We both got quiet. Then she said: “I want to be celebrating that I don’t worry as much. That I’ve let go of the weight I carry around my kids and my divorce. That I’m finally celebrating who I am.”
That is the kind of conversation that stays with you. That’s the one you remember.
✨4. Be in Service: Show Up to See, Not Just to Be Seen
Most of us walk into a room carrying some version of the same quiet anxiety: Do I look okay? Will people like me? Am I enough? You are not alone in that. I feel it every time too.
But what if you walked in with just one question in your heart:
“Who in this room needs to feel less alone today?”
That is the shift. That is everything. When you become the person who asks the real questions, who listens without fixing, who makes eye contact and says “tell me more,” you become magnetic.

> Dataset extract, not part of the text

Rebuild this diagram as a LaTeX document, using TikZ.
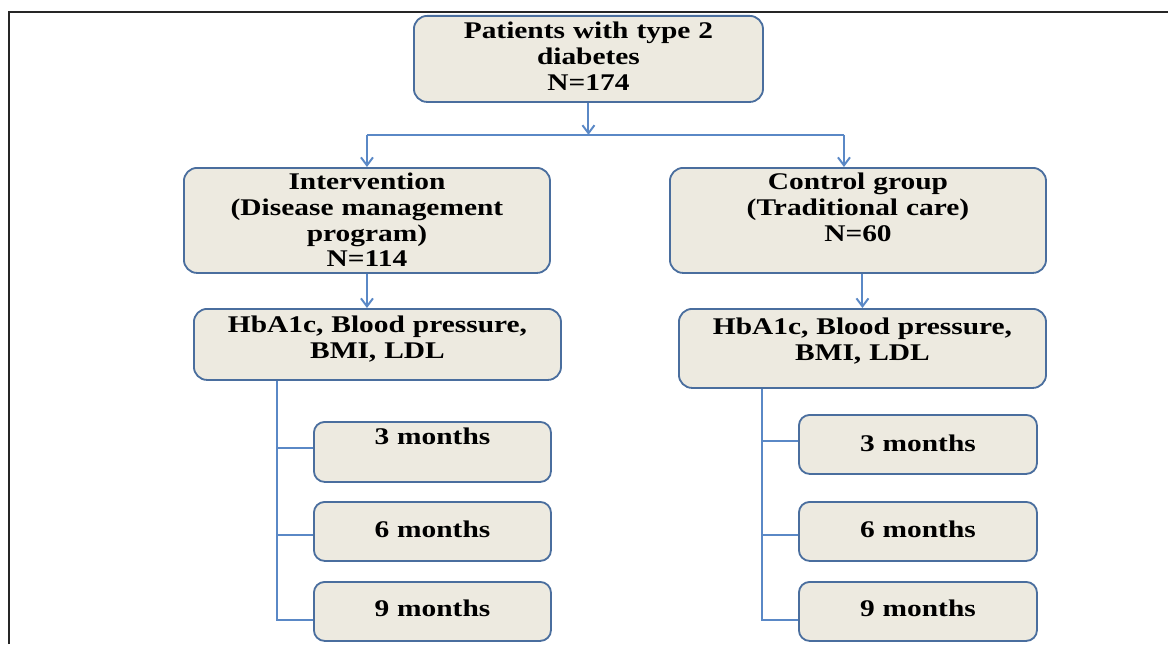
\documentclass[tikz,border=0pt]{standalone}
\usepackage{fontspec}
\setmainfont{Liberation Serif}[FakeStretch=1.23]
\usetikzlibrary{positioning, arrows.meta, calc}
\definecolor{boxfill}{HTML}{EDEAE0}
\definecolor{boxline}{HTML}{4A6E9E}
\definecolor{linkblue}{HTML}{5A88C6}

\begin{document}
\begin{tikzpicture}[
    x=0.025cm, y=-0.025cm,
    % Style for the boxes
    stage/.style={
        rectangle,
        rounded corners=0.33cm,
        draw=boxline,
        line width=1.3pt,
        fill=boxfill,
        inner sep=0pt,
        align=center,
        anchor=north west,
        font=\bfseries\fontsize{17}{18.2}\selectfont
    },
    month/.style={stage, rounded corners=0.27cm},
    link/.style={draw=linkblue, line width=1.4pt},
    arr/.style={link, -{Straight Barb[length=2mm, width=3mm]}}
]

    \useasboundingbox (0,0) rectangle (1168,644);

    % --- Frame ---
    \draw[line width=1.5pt, black!85] (9,644) -- (9,12) -- (1168,12);

    % --- Draw Boxes ---
    \node[stage, text width=8.725cm, text height=0.575cm, text depth=1.575cm] (patients) at (413,15) {Patients with type 2\\diabetes\\N=174};

    \node[stage, text width=9.15cm, text height=0.55cm, text depth=2.075cm] (intervention) at (183,167) {Intervention\\(Disease management\\program)\\N=114};
    \node[stage, text width=9.4cm, text height=0.55cm, text depth=2.075cm] (control) at (669,167) {Control group\\(Traditional care)\\N=60};

    \node[stage, text width=9.175cm, text height=0.6cm, text depth=1.175cm] (measuresL) at (193,308) {HbA1c, Blood pressure,\\BMI, LDL};
    \node[stage, text width=9.175cm, text height=0.65cm, text depth=1.325cm] (measuresR) at (678,308) {HbA1c, Blood pressure,\\BMI, LDL};

    \foreach \m/\ytop/\tht/\tdp in {3/421/0.575/0.925, 6/501/0.9/0.575, 9/581/0.875/0.6} {
        \node[month, text width=5.925cm, text height=\tht cm, text depth=\tdp cm] (monthL\m) at (313,\ytop) {\m\ months};
    }
    \foreach \m/\ytop/\tht/\tdp in {3/414/0.925/0.55, 6/501/0.9/0.575, 9/581/0.875/0.6} {
        \node[month, text width=5.95cm, text height=\tht cm, text depth=\tdp cm] (monthR\m) at (798,\ytop) {\m\ months};
    }

    % --- Draw Split ---
    \coordinate (split) at ($(patients.south)+(0,32)$);
    \coordinate (splitL) at (intervention.north |- split);
    \coordinate (splitR) at ($(control.north |- split)+(-14,0)$);

    \draw[arr] (patients.south) -- (split);
    \draw[link] (splitL) -- (splitR);
    \draw[arr] (splitL) -- (intervention.north);
    \draw[arr] (splitR) -- (splitR |- control.north);

    \draw[arr] (intervention.south) -- (intervention.south |- measuresL.north);
    \draw[arr] (measuresR.north |- control.south) -- (measuresR.north);

    % --- Draw Follow-up Trees ---
    \coordinate (trunkL) at ($(measuresL.south west)+(84,0)$);
    \coordinate (trunkR) at ($(measuresR.south west)+(84,0)$);

    \foreach \m/\dy in {3/-4, 6/3.5, 9/8.5} {
        \coordinate (bL\m) at ($(monthL\m.west)+(0,\dy)$);
        \draw[link] (trunkL |- bL\m) -- (bL\m);
    }
    \foreach \m/\dy in {3/-3.5, 6/3.5, 9/8.5} {
        \coordinate (bR\m) at ($(monthR\m.west)+(0,\dy)$);
        \draw[link] (trunkR |- bR\m) -- (bR\m);
    }
    \draw[link] (trunkL) |- (bL9);
    \draw[link] (trunkR) |- (bR9);

\end{tikzpicture}
\end{document}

Not because you performed well. Because you made someone feel like they mattered.
Some of my favorite questions to bring to any gathering:
- “What’s something you wish more people asked you about?”
- “What’s the best thing that’s happened to you in the last month?”
- “How do you want to live?”
I heard that last one recently from a son speaking at his father’s funeral. I haven’t stopped thinking about it since.
This Is the Moment
We keep waiting for the right time to have the real conversation. The right setting. The right moment. The right person to go first.
There is no right time. This is the moment.
By the time you read this, Cora has already graduated. The cap, the gown, the ugly crying it’s all happened. And I can tell you that the conversations I will carry from this season are not the ones about the weather. They’re the ones where someone looked me in the eye and asked something real.
At your next gathering, be the one who goes first. Ask the brave question. Sit with the pause. Put down your phone and let it go somewhere.
The world doesn’t need more small talk. It needs more of you the real, brave, loving, beautifully messy, imperfect you.